O que há em Derrida é o reconhecimento da linguagem como esse vínculo a um só tempo fragmentar e coletivo que nos une enquanto sujeitos, na medida em que não se pode sequer separar o ato de viver do ato de simbolizar. A desconstrução, então, mais do que propriamente um conceito ou mesmo um método, é uma predisposição, inclusive ética, de se lidar com a alteridade (que pode ser inclusive o próprio sujeito). Suas leituras, em vez de se ocuparem de um texto, se ocupam dos textos, ou antes, da própria linguagem e dos limites do dizer.

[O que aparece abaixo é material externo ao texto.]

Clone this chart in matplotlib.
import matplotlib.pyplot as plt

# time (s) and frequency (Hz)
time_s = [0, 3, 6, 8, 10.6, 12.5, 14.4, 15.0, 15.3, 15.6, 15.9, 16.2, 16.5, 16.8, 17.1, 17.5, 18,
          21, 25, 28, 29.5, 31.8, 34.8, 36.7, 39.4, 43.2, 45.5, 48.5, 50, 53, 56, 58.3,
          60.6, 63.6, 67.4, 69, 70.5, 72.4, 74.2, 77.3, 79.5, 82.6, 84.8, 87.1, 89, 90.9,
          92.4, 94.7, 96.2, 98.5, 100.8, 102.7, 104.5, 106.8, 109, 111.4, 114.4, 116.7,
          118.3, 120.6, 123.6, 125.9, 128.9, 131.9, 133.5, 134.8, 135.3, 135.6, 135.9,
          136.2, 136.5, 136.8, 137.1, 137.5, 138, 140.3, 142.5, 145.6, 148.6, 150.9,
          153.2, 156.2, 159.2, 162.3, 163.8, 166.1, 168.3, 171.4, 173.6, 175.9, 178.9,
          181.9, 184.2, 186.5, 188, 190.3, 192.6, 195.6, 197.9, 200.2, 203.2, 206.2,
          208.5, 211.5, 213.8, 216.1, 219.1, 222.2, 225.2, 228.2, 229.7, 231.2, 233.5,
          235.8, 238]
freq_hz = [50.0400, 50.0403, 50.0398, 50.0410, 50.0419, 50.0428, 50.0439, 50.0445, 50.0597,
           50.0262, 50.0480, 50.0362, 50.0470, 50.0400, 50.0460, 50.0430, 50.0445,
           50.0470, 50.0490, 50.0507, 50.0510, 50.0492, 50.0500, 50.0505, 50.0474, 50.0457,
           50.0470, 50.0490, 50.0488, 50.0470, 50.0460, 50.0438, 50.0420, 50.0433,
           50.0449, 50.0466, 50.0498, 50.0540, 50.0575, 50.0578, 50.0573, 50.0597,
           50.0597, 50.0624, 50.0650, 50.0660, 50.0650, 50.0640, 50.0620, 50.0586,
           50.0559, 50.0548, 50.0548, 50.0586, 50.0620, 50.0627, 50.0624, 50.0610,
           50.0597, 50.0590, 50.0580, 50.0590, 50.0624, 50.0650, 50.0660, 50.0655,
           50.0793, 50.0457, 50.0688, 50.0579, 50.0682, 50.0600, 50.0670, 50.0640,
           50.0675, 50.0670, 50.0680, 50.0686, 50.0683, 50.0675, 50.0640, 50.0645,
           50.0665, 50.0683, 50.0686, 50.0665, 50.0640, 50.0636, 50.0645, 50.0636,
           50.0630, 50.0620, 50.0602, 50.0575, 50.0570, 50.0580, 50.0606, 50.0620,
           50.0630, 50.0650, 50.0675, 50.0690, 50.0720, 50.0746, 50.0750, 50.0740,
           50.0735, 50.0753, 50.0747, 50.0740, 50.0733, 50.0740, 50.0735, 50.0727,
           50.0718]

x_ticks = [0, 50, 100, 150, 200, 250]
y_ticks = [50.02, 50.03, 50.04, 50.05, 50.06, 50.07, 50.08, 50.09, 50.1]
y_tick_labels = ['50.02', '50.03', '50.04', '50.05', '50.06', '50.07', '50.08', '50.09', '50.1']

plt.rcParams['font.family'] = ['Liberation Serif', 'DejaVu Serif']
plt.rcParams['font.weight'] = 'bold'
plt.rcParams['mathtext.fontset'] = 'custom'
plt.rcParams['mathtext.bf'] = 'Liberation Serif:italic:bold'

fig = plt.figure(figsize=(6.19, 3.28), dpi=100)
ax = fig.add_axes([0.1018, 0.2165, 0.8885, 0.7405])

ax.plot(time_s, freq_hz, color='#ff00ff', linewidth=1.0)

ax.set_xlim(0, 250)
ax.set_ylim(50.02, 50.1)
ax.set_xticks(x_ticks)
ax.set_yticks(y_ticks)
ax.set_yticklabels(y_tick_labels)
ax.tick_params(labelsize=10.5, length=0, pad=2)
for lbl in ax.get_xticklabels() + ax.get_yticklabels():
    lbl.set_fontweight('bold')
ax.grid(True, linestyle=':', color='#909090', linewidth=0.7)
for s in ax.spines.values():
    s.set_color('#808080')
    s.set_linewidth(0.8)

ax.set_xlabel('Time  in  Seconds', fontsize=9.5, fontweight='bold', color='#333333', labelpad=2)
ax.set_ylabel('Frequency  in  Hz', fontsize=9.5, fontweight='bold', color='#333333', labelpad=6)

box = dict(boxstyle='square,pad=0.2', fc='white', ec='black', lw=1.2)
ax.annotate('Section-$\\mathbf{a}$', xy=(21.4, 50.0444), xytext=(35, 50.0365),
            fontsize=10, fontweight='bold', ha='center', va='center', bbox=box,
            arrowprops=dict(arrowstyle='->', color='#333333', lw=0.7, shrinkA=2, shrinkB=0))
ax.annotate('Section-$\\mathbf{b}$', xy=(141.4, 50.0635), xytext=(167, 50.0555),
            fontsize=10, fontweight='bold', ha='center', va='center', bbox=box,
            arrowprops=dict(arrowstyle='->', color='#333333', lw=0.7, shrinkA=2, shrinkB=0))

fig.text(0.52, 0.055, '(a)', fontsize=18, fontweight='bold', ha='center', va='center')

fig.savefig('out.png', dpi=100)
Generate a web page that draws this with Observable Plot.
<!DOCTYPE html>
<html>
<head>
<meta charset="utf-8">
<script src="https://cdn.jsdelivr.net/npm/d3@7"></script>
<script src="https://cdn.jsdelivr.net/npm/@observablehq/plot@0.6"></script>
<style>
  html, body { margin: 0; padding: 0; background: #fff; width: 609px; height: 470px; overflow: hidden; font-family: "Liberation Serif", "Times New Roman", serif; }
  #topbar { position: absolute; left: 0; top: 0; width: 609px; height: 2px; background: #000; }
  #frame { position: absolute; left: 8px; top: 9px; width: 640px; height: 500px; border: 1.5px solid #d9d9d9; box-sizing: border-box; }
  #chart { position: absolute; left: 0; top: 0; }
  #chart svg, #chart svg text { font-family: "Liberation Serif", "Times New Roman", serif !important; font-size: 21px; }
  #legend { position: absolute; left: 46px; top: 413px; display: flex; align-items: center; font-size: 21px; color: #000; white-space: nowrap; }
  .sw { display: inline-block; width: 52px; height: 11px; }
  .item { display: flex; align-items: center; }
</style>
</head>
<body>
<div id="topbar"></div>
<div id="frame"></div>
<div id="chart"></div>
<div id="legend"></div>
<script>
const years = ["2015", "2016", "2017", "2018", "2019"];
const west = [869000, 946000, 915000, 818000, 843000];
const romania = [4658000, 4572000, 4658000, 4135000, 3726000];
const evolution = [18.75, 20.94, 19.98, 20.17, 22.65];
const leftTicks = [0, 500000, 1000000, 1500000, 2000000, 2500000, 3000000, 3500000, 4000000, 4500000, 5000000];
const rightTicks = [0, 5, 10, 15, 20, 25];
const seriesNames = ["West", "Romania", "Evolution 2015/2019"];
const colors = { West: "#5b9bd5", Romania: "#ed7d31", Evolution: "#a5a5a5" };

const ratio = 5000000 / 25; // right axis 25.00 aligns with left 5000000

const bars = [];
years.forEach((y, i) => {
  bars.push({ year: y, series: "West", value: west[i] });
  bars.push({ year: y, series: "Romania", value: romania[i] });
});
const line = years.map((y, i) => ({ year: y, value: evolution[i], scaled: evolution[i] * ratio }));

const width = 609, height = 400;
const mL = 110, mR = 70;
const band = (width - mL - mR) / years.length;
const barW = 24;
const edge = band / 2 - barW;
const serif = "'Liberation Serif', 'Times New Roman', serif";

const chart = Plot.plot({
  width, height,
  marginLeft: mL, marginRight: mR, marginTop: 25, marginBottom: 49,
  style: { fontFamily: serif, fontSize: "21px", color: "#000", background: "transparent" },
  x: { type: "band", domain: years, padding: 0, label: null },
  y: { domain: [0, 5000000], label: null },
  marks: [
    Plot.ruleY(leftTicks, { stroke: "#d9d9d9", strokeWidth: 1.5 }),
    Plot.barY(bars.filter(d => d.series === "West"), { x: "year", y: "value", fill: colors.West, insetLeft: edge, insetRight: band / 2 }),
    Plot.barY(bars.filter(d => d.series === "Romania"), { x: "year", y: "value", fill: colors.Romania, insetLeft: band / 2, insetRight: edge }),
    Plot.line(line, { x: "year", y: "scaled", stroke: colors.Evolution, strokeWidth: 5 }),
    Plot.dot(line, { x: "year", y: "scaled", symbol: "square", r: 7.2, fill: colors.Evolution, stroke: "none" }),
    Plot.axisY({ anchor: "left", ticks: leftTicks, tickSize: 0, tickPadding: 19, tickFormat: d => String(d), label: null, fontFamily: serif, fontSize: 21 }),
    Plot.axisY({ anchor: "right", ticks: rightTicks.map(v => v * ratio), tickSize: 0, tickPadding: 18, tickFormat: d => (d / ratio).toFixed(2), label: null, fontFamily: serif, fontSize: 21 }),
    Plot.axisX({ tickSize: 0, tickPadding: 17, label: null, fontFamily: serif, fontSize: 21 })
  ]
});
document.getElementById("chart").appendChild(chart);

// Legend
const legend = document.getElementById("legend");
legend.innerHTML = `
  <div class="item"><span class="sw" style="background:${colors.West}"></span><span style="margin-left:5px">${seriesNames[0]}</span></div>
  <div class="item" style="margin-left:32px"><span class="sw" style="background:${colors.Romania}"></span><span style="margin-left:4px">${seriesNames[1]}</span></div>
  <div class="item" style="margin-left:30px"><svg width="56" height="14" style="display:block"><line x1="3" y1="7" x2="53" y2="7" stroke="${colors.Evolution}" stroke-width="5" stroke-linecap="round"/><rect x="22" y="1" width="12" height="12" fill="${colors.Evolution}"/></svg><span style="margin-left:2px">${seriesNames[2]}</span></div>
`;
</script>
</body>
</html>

Em tempos de crise como os nossos, é normal que busquemos a respostas e afirmações, que busquemos separar o joio do trigo, o bem e o mal. Que consideremos, por vezes, mais a origem do pensamento do que o pensamento em si. Acreditamos, por exemplo, que os ideais que combatemos são muito diversos, que devem apenas ser combatidos. Mas é preciso reconhecer que, por mais que seja possível construir ideias, pensá-las e mesmo encontrar aquelas que parecem mais adequadas a determinado momento, a determinado problema, essas ideias também possuem determinados pressupostos, também possuem seus pontos cegos, e a relação com as ideias combatidas, por isso, devem mais ser as de pensar com do que a de pensar contra. Por vezes, a procura pelo combate a ideias já tão combatidas nas Ciências Humanas, que podemos chamar de “metafísica ocidental”, repete, e, em alguns casos, até piora as atitudes platônicas diante do texto, na medida em que considera plausível observar os textos como resultado de um indivíduo, de uma ideia, de um sistema e, por isso, de uma verdade. A diferença é que, muitos dos representantes dessa metafísica, podem ser desculpados pelo momento histórico em que viviam. A nós nos são oferecidos outros caminhos. A dissidência e a admiração podem, e devem, andar juntas quando entramos em contato com o falar de um outro.